Quando hanno ripreso il potere, nell’agosto 2021, i talebani avevano promesso che non avrebbero nuovamente stretto la morsa sui diritti delle donne, come avveniva prima della guerra. Una promessa disattesa, visto che la repressione del regime sta venendo avanti provvedimento dopo provvedimento. Dopo uno stop all’istruzione superiore ed universitaria, da poco prima di Natale alle donne afghane è proibito anche lavorare con le ong.
Oltre alla limitazione dei diritti, però, il divieto acuisce un’emergenza umanitaria, dal momento che ostacola gli interventi delle ong che stanno fronteggiando la situazione climatica che investe tutto il Paese, ma in particolare Herat, dove si registrano temperature di -20°.

Afghanistan, la repressione contro le donne investe anche le ong

«La decisione ci mette in grossa difficoltà, perché le nostre attività sono rivolte soprattutto a donne e bambini – spiega ai nostri microfoni Dina Taddia, consigliera delegata di WeWorld, ong attiva in Afghanistan – Le nostre colleghe donne ci permettono di entrare in contatto con le destinatarie dei nostri interventi, che in alcuni casi non potrebbero essere raggiunte da uomini».
Una difficoltà che ha portato l’ong a sospendere le attività per due settimane, nella speranza che il dialogo con le autorità locali desse spazi di manovra.

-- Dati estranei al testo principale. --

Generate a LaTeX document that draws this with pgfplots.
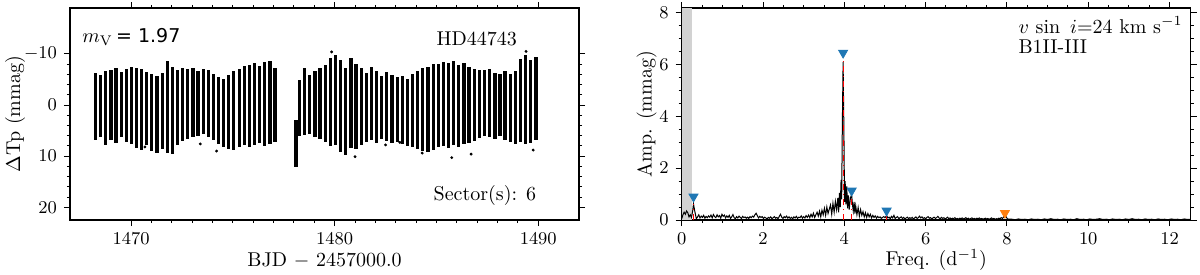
\documentclass[border=0pt]{standalone}
\usepackage{fontspec}
\usepackage{pgfplots}
\pgfplotsset{compat=1.18}
\usepackage{pgfplotstable}
\newfontfamily\dejavu{DejaVu Sans}
\definecolor{tabblue}{HTML}{1F77B4}
\definecolor{taborange}{HTML}{FF7F0E}

% light curve: one row per pulsation cycle, extremes of the band (mmag)
\pgfplotstableread{
t lo hi
1468.25 -6.3 6.8
1468.50 -5.9 6.3
1468.75 -6.6 7.8
1469.01 -6.8 6.9
1469.26 -7.2 7.4
1469.51 -6.4 6.2
1469.76 -7.0 7.3
1470.01 -7.4 7.6
1470.27 -7.3 8.4
1470.52 -7.0 8.8
1470.77 -6.5 7.9
1471.02 -6.0 9.0
1471.27 -5.6 9.4
1471.53 -6.2 8.6
1471.78 -8.6 9.3
1472.03 -7.4 9.5
1472.28 -6.9 7.9
1472.53 -7.3 7.0
1472.79 -7.0 6.6
1473.04 -7.3 6.3
1473.29 -6.6 6.0
1473.54 -7.1 5.7
1473.79 -6.8 6.3
1474.05 -6.0 6.9
1474.30 -5.5 7.6
1474.55 -5.2 8.2
1474.80 -5.9 8.6
1475.05 -6.6 8.7
1475.31 -7.0 8.2
1475.56 -7.6 7.8
1475.81 -7.9 8.3
1476.06 -8.2 7.9
1476.31 -7.7 7.5
1476.57 -8.5 8.0
1476.82 -8.7 7.6
1477.07 -7.2 7.3
1478.10 3.0 12.2
1478.28 -5.0 6.0
1478.53 -7.2 5.9
1478.78 -5.9 5.6
1479.03 -6.6 6.2
1479.28 -7.3 6.6
1479.54 -7.8 7.2
1479.79 -9.2 8.0
1480.04 -9.8 7.8
1480.29 -8.8 9.1
1480.55 -7.2 9.8
1480.80 -9.3 8.5
1481.05 -8.0 8.6
1481.30 -7.3 7.8
1481.55 -6.3 7.2
1481.81 -7.5 6.9
1482.06 -6.6 7.5
1482.31 -5.7 6.6
1482.56 -6.4 7.0
1482.82 -5.8 7.4
1483.07 -5.4 7.2
1483.32 -5.6 7.7
1483.57 -5.2 8.0
1483.83 -6.0 8.3
1484.08 -6.6 8.6
1484.33 -7.2 8.9
1484.58 -7.4 9.1
1484.84 -8.0 8.8
1485.09 -8.0 8.2
1485.34 -8.4 8.0
1485.59 -8.2 8.4
1485.85 -8.6 7.9
1486.10 -7.9 8.3
1486.35 -8.3 7.7
1486.60 -7.5 7.4
1486.86 -7.1 7.0
1487.11 -6.9 6.5
1487.36 -6.8 6.0
1487.61 -7.0 6.3
1487.87 -6.2 6.6
1488.12 -6.0 6.1
1488.37 -6.6 6.9
1488.62 -6.1 7.3
1488.88 -6.7 7.6
1489.13 -9.0 7.2
1489.38 -9.8 7.7
1489.63 -8.8 7.4
1489.89 -9.5 6.8
}\lcurve

% stray points outside the band
\pgfplotstableread{
t m
1470.68 8.2
1473.40 7.6
1474.20 9.0
1479.85 -10.4
1481.00 10.1
1482.50 7.8
1483.20 7.3
1484.30 9.4
1485.75 10.3
1486.70 9.6
1489.40 -10.5
1489.75 8.8
}\outl

% amplitude spectrum (d^-1, mmag)
\pgfplotstableread{
f a
0.00 0.05
0.03 0.20
0.06 0.30
0.09 0.22
0.12 0.35
0.15 0.28
0.18 0.12
0.21 0.20
0.24 0.10
0.27 0.35
0.29 0.62
0.32 0.35
0.36 0.05
0.39 0.12
0.42 0.20
0.45 0.08
0.48 0.15
0.51 0.10
0.54 0.18
0.57 0.07
0.60 0.14
0.63 0.09
0.66 0.16
0.69 0.11
0.72 0.19
0.75 0.08
0.78 0.21
0.81 0.13
0.84 0.09
0.87 0.20
0.90 0.12
0.93 0.17
0.96 0.07
0.99 0.22
1.02 0.14
1.05 0.19
1.08 0.08
1.11 0.16
1.14 0.10
1.17 0.18
1.20 0.06
1.23 0.12
1.26 0.21
1.29 0.09
1.32 0.05
1.35 0.13
1.38 0.08
1.41 0.15
1.44 0.10
1.47 0.06
1.50 0.14
1.53 0.09
1.56 0.12
1.59 0.07
1.62 0.11
1.65 0.06
1.68 0.13
1.71 0.09
1.74 0.15
1.77 0.11
1.80 0.20
1.83 0.26
1.86 0.17
1.89 0.08
1.92 0.14
1.95 0.10
1.98 0.13
2.01 0.06
2.04 0.11
2.07 0.08
2.10 0.04
2.13 0.10
2.16 0.07
2.19 0.12
2.22 0.05
2.25 0.09
2.28 0.13
2.31 0.07
2.34 0.10
2.37 0.05
2.40 0.14
2.43 0.22
2.46 0.11
2.49 0.06
2.52 0.13
2.55 0.09
2.58 0.15
2.61 0.07
2.64 0.12
2.67 0.06
2.70 0.10
2.73 0.05
2.76 0.12
2.79 0.08
2.82 0.14
2.85 0.06
2.88 0.11
2.91 0.09
2.94 0.16
2.97 0.07
3.00 0.13
3.03 0.08
3.06 0.17
3.09 0.10
3.12 0.19
3.15 0.09
3.18 0.22
3.21 0.12
3.24 0.26
3.27 0.10
3.30 0.20
3.33 0.30
3.36 0.15
3.39 0.34
3.42 0.12
3.45 0.38
3.48 0.20
3.51 0.45
3.54 0.18
3.57 0.50
3.60 0.25
3.63 0.42
3.66 0.58
3.69 0.22
3.72 0.65
3.75 0.30
3.78 0.72
3.81 0.40
3.84 0.85
3.86 0.30
3.88 1.05
3.90 0.50
3.92 1.55
3.935 0.80
3.95 3.50
3.97 6.10
3.99 3.40
4.005 0.70
4.02 1.50
4.04 0.60
4.06 1.30
4.08 0.45
4.10 0.95
4.12 0.40
4.15 0.85
4.18 0.98
4.20 0.60
4.22 0.35
4.24 0.70
4.26 0.25
4.28 0.55
4.31 0.20
4.34 0.48
4.37 0.15
4.40 0.40
4.43 0.18
4.46 0.32
4.49 0.12
4.52 0.28
4.55 0.10
4.58 0.25
4.61 0.12
4.64 0.22
4.67 0.08
4.70 0.18
4.73 0.10
4.76 0.16
4.79 0.07
4.82 0.14
4.85 0.09
4.88 0.12
4.91 0.06
4.94 0.10
4.97 0.13
5.00 0.09
5.04 0.17
5.07 0.08
5.10 0.11
5.13 0.05
5.16 0.14
5.19 0.08
5.22 0.18
5.25 0.06
5.28 0.10
5.31 0.13
5.34 0.05
5.37 0.09
5.40 0.12
5.43 0.06
5.46 0.10
5.49 0.04
5.52 0.08
5.55 0.11
5.58 0.05
5.61 0.09
5.64 0.06
5.67 0.10
5.70 0.04
5.73 0.08
5.76 0.12
5.79 0.06
5.82 0.09
5.85 0.15
5.88 0.08
5.91 0.12
5.94 0.06
5.97 0.09
6.00 0.05
6.03 0.10
6.06 0.13
6.09 0.07
6.12 0.09
6.15 0.04
6.18 0.08
6.21 0.11
6.24 0.06
6.27 0.09
6.30 0.14
6.33 0.08
6.36 0.05
6.39 0.10
6.42 0.06
6.45 0.09
6.48 0.04
6.51 0.07
6.54 0.11
6.57 0.05
6.60 0.08
6.63 0.04
6.66 0.07
6.69 0.05
6.72 0.09
6.75 0.04
6.78 0.06
6.81 0.03
6.84 0.07
6.87 0.05
6.90 0.08
6.93 0.04
6.96 0.06
6.99 0.09
7.02 0.04
7.05 0.07
7.08 0.03
7.11 0.06
7.14 0.08
7.17 0.04
7.20 0.06
7.23 0.03
7.26 0.07
7.29 0.05
7.32 0.08
7.35 0.04
7.38 0.06
7.41 0.03
7.44 0.05
7.47 0.07
7.50 0.04
7.53 0.06
7.56 0.03
7.59 0.05
7.62 0.08
7.65 0.04
7.68 0.06
7.71 0.03
7.74 0.05
7.77 0.04
7.80 0.07
7.83 0.05
7.86 0.09
7.89 0.06
7.92 0.12
7.95 0.22
7.98 0.12
8.01 0.05
8.04 0.03
8.12 0.03
8.20 0.01
8.28 0.04
8.36 0.02
8.44 0.03
8.52 0.01
8.60 0.04
8.68 0.02
8.76 0.03
8.84 0.01
8.92 0.04
9.00 0.02
9.08 0.05
9.16 0.02
9.24 0.03
9.32 0.01
9.40 0.04
9.48 0.02
9.56 0.03
9.64 0.01
9.72 0.05
9.80 0.02
9.88 0.03
9.96 0.01
10.04 0.04
10.12 0.02
10.20 0.03
10.28 0.05
10.36 0.02
10.44 0.03
10.52 0.01
10.60 0.04
10.68 0.02
10.76 0.03
10.84 0.01
10.92 0.04
11.00 0.02
11.08 0.05
11.16 0.02
11.24 0.03
11.32 0.01
11.40 0.04
11.48 0.02
11.56 0.03
11.64 0.01
11.72 0.04
11.80 0.02
11.88 0.03
11.96 0.01
12.04 0.04
12.12 0.02
12.20 0.03
12.28 0.01
12.36 0.04
12.44 0.02
12.52 0.03
}\ampspec

\pgfplotsset{
  panel/.style={
    scale only axis,
    width=254.5pt, height=106pt,
    axis line style={line width=0.6pt},
    tick pos=both, tick align=outside,
    major tick length=3pt, minor tick length=1.6pt,
    every tick/.style={black, line width=0.5pt},
    tick label style={font=\fontsize{9}{10}\selectfont},
    label style={font=\fontsize{10}{12}\selectfont},
    /pgf/number format/1000 sep={},
    scaled ticks=false,
  },
}
\tikzset{note/.style={inner sep=0pt, font=\fontsize{10}{12}\selectfont}}

\begin{document}
\begin{tikzpicture}
\path[use as bounding box] (0,0) rectangle (600pt,137pt);

% left: light curve
\begin{axis}[panel,
  at={(35pt,27pt)}, anchor=south west,
  xmin=1467, xmax=1492, ymin=-19, ymax=22.5, y dir=reverse,
  xtick={1470,1480,1490}, minor x tick num=9,
  ytick={-10,0,10,20}, minor y tick num=4,
  xlabel={BJD $-$ 2457000.0},
  ylabel={$\Delta$Tp (mmag)},
  xlabel style={at={(axis description cs:0.5,-0.19)}, anchor=center},
  ylabel style={at={(axis description cs:-0.108,0.5)}, anchor=center},
]
\addplot[draw=none, mark=none,
  error bars/.cd, y dir=both, y explicit, error mark=none,
  error bar style={draw=black, solid, line width=1.6pt}]
  table[x=t, y expr={0.5*(\thisrow{lo}+\thisrow{hi})},
        y error expr={0.5*(\thisrow{hi}-\thisrow{lo})}] {\lcurve};
\addplot[only marks, mark=*, mark size=0.5pt, black] table[x=t, y=m] {\outl};
\node[note, anchor=base west] at (rel axis cs:0.0236,0.838)
  {$m_{\mathrm{V}}$\,{\dejavu\fontsize{9.5}{11}\selectfont = 1.97}};
\node[note, anchor=base] at (rel axis cs:0.799,0.825) {HD44743};
\node[note, anchor=base] at (rel axis cs:0.815,0.094) {Sector(s): 6};
\end{axis}

% right: amplitude spectrum
\begin{axis}[panel,
  at={(340.85pt,27pt)}, anchor=south west,
  xmin=0, xmax=12.52, ymin=0, ymax=8.18,
  xtick={0,2,...,12}, minor x tick num=3,
  ytick={0,2,4,6,8}, minor y tick num=3,
  xlabel={Freq. (d$^{-1}$)},
  ylabel={Amp. (mmag)},
  xlabel style={at={(axis description cs:0.5,-0.19)}, anchor=center},
  ylabel style={at={(axis description cs:-0.069,0.5)}, anchor=center},
]
\addplot[draw=none, fill=gray!35] coordinates {(0,0) (0,8.18) (0.245,8.18) (0.245,0)} -- cycle;
\addplot[black, line width=0.5pt] table[x=f, y=a] {\ampspec};
\addplot[red, dash dot, line width=0.6pt] coordinates {(0.29,0) (0.29,0.62)};
\addplot[red, dash dot, line width=0.6pt] coordinates {(3.97,0) (3.97,6.25)};
\addplot[red, dash dot, line width=0.6pt] coordinates {(4.18,0) (4.18,0.98)};
\addplot[red, dash dot, line width=0.6pt] coordinates {(5.04,0) (5.04,0.17)};
\addplot[only marks, mark=triangle*, mark size=2.6pt,
  mark options={rotate=180, fill=tabblue, draw=tabblue}]
  coordinates {(0.29,0.90) (3.97,6.45) (4.18,1.13) (5.04,0.36)};
\addplot[only marks, mark=triangle*, mark size=2.6pt,
  mark options={rotate=180, fill=taborange, draw=taborange}]
  coordinates {(7.95,0.27)};
\node[note, anchor=base west] at (rel axis cs:0.661,0.881)
  {$v\,\sin\ i$=24 km s$^{-1}$};
\node[note, anchor=base west] at (rel axis cs:0.661,0.786)
  {B1II-III};
\end{axis}
\end{tikzpicture}
\end{document}
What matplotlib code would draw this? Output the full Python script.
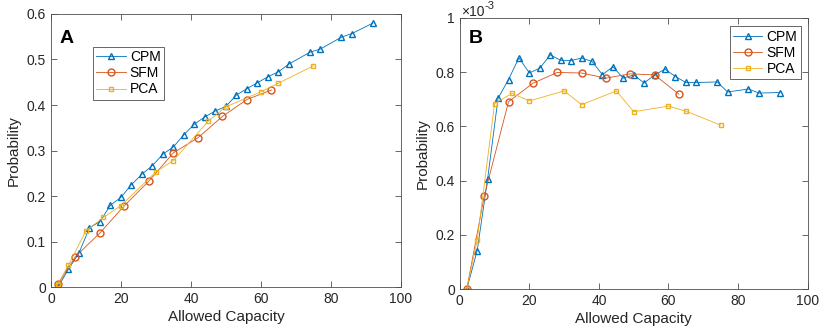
import numpy as np
import matplotlib.pyplot as plt
from matplotlib.ticker import FuncFormatter

plt.rcParams['font.family'] = ['Liberation Sans', 'DejaVu Sans']
plt.rcParams['font.size'] = 10

# panel A data
a_cpm_x = [2, 5, 8, 11, 14, 17, 20, 23, 26, 29, 32, 35, 38, 41, 44, 47, 50, 53, 56, 59, 62, 65, 68, 74, 77, 83, 86, 92]
a_cpm_y = [0.0, 0.039, 0.075, 0.130, 0.144, 0.180, 0.197, 0.225, 0.248, 0.267, 0.292, 0.308, 0.335, 0.358,
           0.374, 0.387, 0.397, 0.422, 0.436, 0.449, 0.462, 0.473, 0.490, 0.516, 0.523, 0.549, 0.557, 0.580]
a_sfm_x = [2, 7, 14, 21, 28, 35, 42, 49, 56, 63]
a_sfm_y = [0.006, 0.067, 0.119, 0.179, 0.233, 0.295, 0.328, 0.375, 0.412, 0.433]
a_pca_x = [2, 5, 10, 15, 20, 30, 35, 45, 50, 60, 65, 75]
a_pca_y = [0.007, 0.048, 0.124, 0.153, 0.179, 0.253, 0.278, 0.365, 0.396, 0.429, 0.448, 0.486]

# panel B data (units of 1e-3)
b_cpm_x = a_cpm_x
b_cpm_y = [0.0, 0.142, 0.407, 0.704, 0.773, 0.853, 0.797, 0.815, 0.864, 0.844, 0.843, 0.852, 0.840, 0.791,
           0.820, 0.778, 0.790, 0.760, 0.790, 0.811, 0.784, 0.762, 0.762, 0.764, 0.727, 0.738, 0.723, 0.725]
b_sfm_x = a_sfm_x
b_sfm_y = [0.0, 0.342, 0.691, 0.759, 0.799, 0.797, 0.778, 0.794, 0.790, 0.719]
b_pca_x = a_pca_x
b_pca_y = [0.0, 0.181, 0.684, 0.722, 0.694, 0.731, 0.680, 0.731, 0.654, 0.675, 0.656, 0.605]

blue = '#0072BD'
red = '#D95319'
yel = '#EDB120'
grey = '#4d4d4d'

fig = plt.figure(figsize=(8.3, 3.33), dpi=100)
ax1 = fig.add_axes([0.0614, 0.138, 0.4216, 0.82])
ax2 = fig.add_axes([0.554, 0.132, 0.419, 0.814])


def draw(ax, cx, cy, sx, sy, px, py):
    ax.plot(cx, cy, color=blue, lw=0.6, marker='^', ms=5, mfc='none', mec=blue, mew=1.0, label='CPM')
    ax.plot(sx, sy, color=red, lw=0.6, marker='o', ms=5, mfc='none', mec=red, mew=1.0, label='SFM')
    ax.plot(px, py, color=yel, lw=0.6, marker='s', ms=3.2, mfc='none', mec=yel, mew=1.0, label='PCA')
    ax.set_xlim(0, 100)
    ax.set_xticks([0, 20, 40, 60, 80, 100])
    ax.tick_params(direction='in', top=True, right=True, length=4, width=0.6, colors=grey,
                   labelcolor='#262626', labelsize=10)
    for s in ax.spines.values():
        s.set_color(grey)
        s.set_linewidth(0.6)
    ax.yaxis.set_major_formatter(FuncFormatter(lambda v, p: '%g' % round(v, 3)))
    ax.set_xlabel('Allowed Capacity', fontsize=11, color='#262626', labelpad=3)
    ax.set_ylabel('Probability', fontsize=11, color='#262626', labelpad=4)


draw(ax1, a_cpm_x, a_cpm_y, a_sfm_x, a_sfm_y, a_pca_x, a_pca_y)
ax1.set_ylim(0, 0.6)
ax1.set_yticks(np.arange(0, 0.61, 0.1))
ax1.text(0.025, 0.94, 'A', transform=ax1.transAxes, fontsize=14, fontweight='bold', va='top')
leg1 = ax1.legend(loc='upper left', bbox_to_anchor=(0.12, 0.88), fontsize=10, fancybox=False,
                  edgecolor=grey, framealpha=1, handlelength=2.1, handletextpad=0.3,
                  borderpad=0.25, labelspacing=0.15, borderaxespad=0)
leg1.get_frame().set_linewidth(0.6)

draw(ax2, b_cpm_x, b_cpm_y, b_sfm_x, b_sfm_y, b_pca_x, b_pca_y)
ax2.set_ylim(0, 1)
ax2.set_yticks(np.arange(0, 1.01, 0.2))
ax2.text(0.025, 0.955, 'B', transform=ax2.transAxes, fontsize=14, fontweight='bold', va='top')
# exponent label above the axes, MATLAB style
fig.text(461 / 830, 1 - 15.5 / 333, '\u00d710', fontsize=10, color='#262626', ha='left', va='baseline')
fig.text(484 / 830, 1 - 9 / 333, '-3', fontsize=8, color='#262626', ha='left', va='baseline')
leg2 = ax2.legend(loc='upper right', bbox_to_anchor=(0.98, 0.97), fontsize=10, fancybox=False,
                  edgecolor=grey, framealpha=1, handlelength=2.1, handletextpad=0.3,
                  borderpad=0.25, labelspacing=0.15, borderaxespad=0)
leg2.get_frame().set_linewidth(0.6)

fig.savefig('out.png', dpi=100)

Così non è stato e allora WeWorld spiega che manterrà attive le attività di life-saving, per impedire che donne e bambini muoiano di freddo o di fame.

«Molte donne vivono in case di fango o di mattoni, ma non hanno il riscaldamento – osserva Taddia – Per sostenere i nuclei familiari guidati da donne, in particolare le vedove e i loro figli, continueremo a effettuare distribuzioni in quanto considerate life-saving, per garantire assistenza alimentare nella regione settentrionale di Herat».
Quella di WeWorld è una posizione assunta in coordinamento con le altre ong presenti nel Paese, che stanno fronteggiando le difficoltà generate dal divieto dei talebani.